For more information on DDI, visit the DDI Alliance website at http://www.ddialliance.org
For more information on Questasy, see http://www.centerdata.nl/en/software-solutions/questasy
The use of data is free but not unrestricted. The data can be accessed only after having signed an agreement for the use of data. These agreement applications are controlled by a dedicated CentERdata employee before granting the access rights to the data consumer. The data are meant for purely scientific use only. The application procedure to obtain access rights can be viewed at: http://www.centerdata.nl/en/databank/dhs-data/rules-and-conditions
The agreement itself is available at: http://www.centerdata.nl/sites/default/files/bestanden/dhs_statement.pdf
CentERdata, the owner of the DHS and the DHS Data Access system, at all times complies with applicable laws and regulations, including the Dutch Personal Data Protection Act (Wet Bescherming Persoonsgegevens). CentERdata also uses working methods that meet the guidelines developed by the Association of Universities in the Netherlands (VSNU) as set out in the Code of Conduct for the use of personal data in scientific research (VSNU, 2005). This Code of Conduct is available at (in Dutch): http://www.vsnu.nl/files/documenten/Domeinen/Accountability/Codes/Bijlage%20Gedragscode%20persoonsgegevens.pdf
The DHS data consumer is also expected to follow the abovementioned laws and guidelines where applicable. Specifically, the DHS data consumer agrees to conform to the following codes of conduct, which are customary for using data in social sciences and are stated in the DHS data usage agreement:
1. He/she undertakes to keep confidential any information in the CentER Savings Survey and DNB Household Survey concerning individual persons, households, enterprises or institutions which comes to his/her knowledge during the work on these projects.

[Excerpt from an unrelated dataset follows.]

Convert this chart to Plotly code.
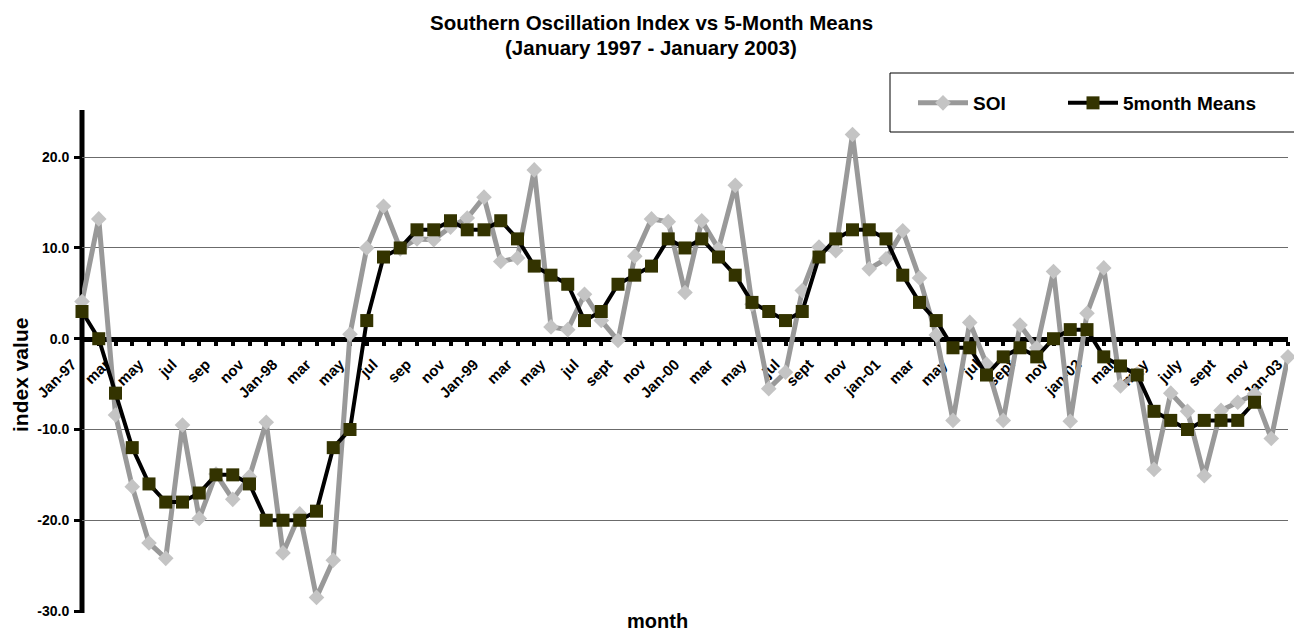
import plotly.graph_objects as go

tick_labels = ["Jan-97", "mar", "may", "jul", "sep", "nov",
               "Jan-98", "mar", "may", "jul", "sep", "nov",
               "Jan-99", "mar", "may", "jul", "sept", "nov",
               "Jan-00", "mar", "may", "jul", "sept", "nov",
               "jan-01", "mar", "may", "jul", "sept", "nov",
               "jan-02", "mar", "may", "july", "sept", "nov",
               "Jan-03"]

soi = [4.1, 13.2, -8.4, -16.3, -22.5, -24.2, -9.5, -19.8, -14.9, -17.7, -15.2, -9.2,
       -23.6, -19.3, -28.5, -24.4, 0.5, 10.0, 14.6, 9.9, 11.0, 10.9, 12.3, 13.3,
       15.6, 8.5, 8.9, 18.6, 1.3, 1.0, 4.9, 2.0, -0.2, 9.1, 13.2, 12.9,
       5.1, 13.0, 9.9, 16.9, 3.8, -5.5, -3.7, 5.3, 10.1, 9.7, 22.5, 7.7,
       8.8, 11.9, 6.7, 0.4, -9.0, 1.8, -2.8, -9.0, 1.5, -1.0, 7.4, -9.1,
       2.8, 7.8, -5.2, -3.9, -14.4, -6.0, -8.0, -15.1, -7.9, -7.0, -6.1, -11.0,
       -2.0]

means = [3, 0, -6, -12, -16, -18, -18, -17, -15, -15, -16, -20,
         -20, -20, -19, -12, -10, 2, 9, 10, 12, 12, 13, 12,
         12, 13, 11, 8, 7, 6, 2, 3, 6, 7, 8, 11,
         10, 11, 9, 7, 4, 3, 2, 3, 9, 11, 12, 12,
         11, 7, 4, 2, -1, -1, -4, -2, -1, -2, 0, 1,
         1, -2, -3, -4, -8, -9, -10, -9, -9, -9, -7]

y_ticks = [-30, -20, -10, 0, 10, 20]
y_ticktext = ["-30.0", "-20.0", "-10.0", "0.0", "10.0", "20.0"]

x = list(range(len(soi)))
means_full = means + [None] * (len(soi) - len(means))
x_ticktext = [tick_labels[i // 2] if i % 2 == 0 else "" for i in x]

FONT = "Liberation Sans, Arial, sans-serif"
Y_MIN, Y_MAX = -30, 25.2

# figure is shown offset by 8px inside the page: work in screen pixels
OFF = 8
SCREEN_W, SCREEN_H = 1302, 633
W, H = SCREEN_W - OFF, SCREEN_H - OFF
PLOT_LEFT, PLOT_RIGHT, PLOT_TOP, PLOT_BOTTOM = 82, 1288, 110, 611   # screen px
L = PLOT_LEFT - OFF
R = W - (PLOT_RIGHT - OFF)
T = PLOT_TOP - OFF
B = H - (PLOT_BOTTOM - OFF)
plot_w = W - L - R
plot_h = H - T - B
n_last = len(soi) - 1


def px_x(p):
    return (p - PLOT_LEFT) / plot_w


def px_y(p):
    return (PLOT_BOTTOM - p) / plot_h


fig = go.Figure()
fig.add_trace(go.Scatter(
    x=x, y=soi, name="SOI", mode="lines+markers",
    line=dict(color="#999999", width=5),
    marker=dict(symbol="diamond", size=12, color="#c4c4c4"),
    cliponaxis=False, legend="legend",
))
fig.add_trace(go.Scatter(
    x=x, y=means_full, name="5month Means", mode="lines+markers",
    line=dict(color="#000000", width=4),
    marker=dict(symbol="square", size=13, color="#333300",
                line=dict(color="#333300", width=0)),
    cliponaxis=False, legend="legend2",
))

zero_pos = (0 - Y_MIN) / (Y_MAX - Y_MIN)
legend_font = dict(family=FONT, size=19, weight="bold", color="black")

fig.update_layout(
    width=W, height=H,
    margin=dict(l=L, r=R, t=T, b=B, autoexpand=False),
    plot_bgcolor="white", paper_bgcolor="white",
    font=dict(family=FONT, color="black"),
    showlegend=True,
    legend=dict(
        orientation="h", x=px_x(913), y=px_y(103), xanchor="left", yanchor="middle",
        font=legend_font, bgcolor="rgba(0,0,0,0)", borderwidth=0, itemwidth=50,
    ),
    legend2=dict(
        orientation="h", x=px_x(1063), y=px_y(103), xanchor="left", yanchor="middle",
        font=legend_font, bgcolor="rgba(0,0,0,0)", borderwidth=0, itemwidth=50,
    ),
    xaxis=dict(
        range=[0, n_last],
        anchor="free", position=zero_pos, automargin=False,
        layer="below traces",
        tickmode="array", tickvals=x, ticktext=x_ticktext,
        tickangle=-45, ticklabelstandoff=4, ticklabelshift=-10,
        tickfont=dict(family=FONT, size=15, weight="bold", color="black"),
        showline=True, linewidth=5, linecolor="black",
        ticks="outside", ticklen=4, tickwidth=4, tickcolor="black",
        showgrid=False, zeroline=False,
    ),
    yaxis=dict(
        range=[Y_MIN, Y_MAX], automargin=False,
        layer="below traces",
        tickmode="array", tickvals=y_ticks, ticktext=y_ticktext,
        ticklabelstandoff=2,
        tickfont=dict(family=FONT, size=14, weight="bold", color="black"),
        showline=False,
        ticks="outside", ticklen=7, tickwidth=3, tickcolor="black",
        showgrid=True, gridcolor="#6b6b6b", gridwidth=1,
        zeroline=False,
    ),
    shapes=[
        dict(type="line", xref="paper", yref="paper", x0=0, x1=0, y0=-0.004, y1=1,
             line=dict(color="black", width=5), layer="between"),
        dict(type="rect", xref="paper", yref="paper",
             x0=px_x(890), x1=px_x(1310), y0=px_y(132), y1=px_y(73),
             line=dict(color="black", width=1), fillcolor="rgba(0,0,0,0)", layer="below"),
    ],
    annotations=[
        dict(text="Southern Oscillation Index vs 5-Month Means", xref="paper", yref="paper",
             x=px_x(651), y=px_y(22), xanchor="center", yanchor="middle", showarrow=False,
             font=dict(family=FONT, size=20.5, weight="bold", color="black")),
        dict(text="(January 1997 - January 2003)", xref="paper", yref="paper",
             x=px_x(651), y=px_y(47), xanchor="center", yanchor="middle", showarrow=False,
             font=dict(family=FONT, size=20.5, weight="bold", color="black")),
        dict(text="month", xref="paper", yref="paper",
             x=px_x(657), y=px_y(621), xanchor="center", yanchor="middle", showarrow=False,
             font=dict(family=FONT, size=20, weight="bold", color="black")),
        dict(text="index value", xref="paper", yref="paper", textangle=-90,
             x=px_x(20), y=px_y(375), xanchor="center", yanchor="middle", showarrow=False,
             font=dict(family=FONT, size=21, weight="bold", color="black")),
    ],
)

fig.write_html("out.html")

2.He/she undertakes not to distribute data of the CentER Savings Survey and DNB Household Survey to others without permission from CentERdata.
3. He/she undertakes to use the data for purely scientific (i.e. non-commercial) research only.
4. This statement shall remain valid, even after conclusion of the work specified.
The data consumer signs the ‘Statement Concerning the Use Of CSS & DHS Data' and thereby undertakes to comply with its regulations (see at http://www.centerdata.nl/sites/default/files/bestanden/dhs_statement.pdf). If the data consumer does not comply with the regulations as stated in the data usage agreement, then his/her access rights to the further use of data can be withdrawn by CentERdata as the data are only available via a password-protected login onto the DHS Data Access system. If the consumer's manner of DHS data usage appears to violate the Dutch Code of Conduct for the use of personal data in scientific research, or the Dutch Personal Data Protection Act or any other national legislation, then CentERdata may contact the data consumer regarding the issue. If need be, CentERdata may take further actions to contact the disciplinary or legal authorities.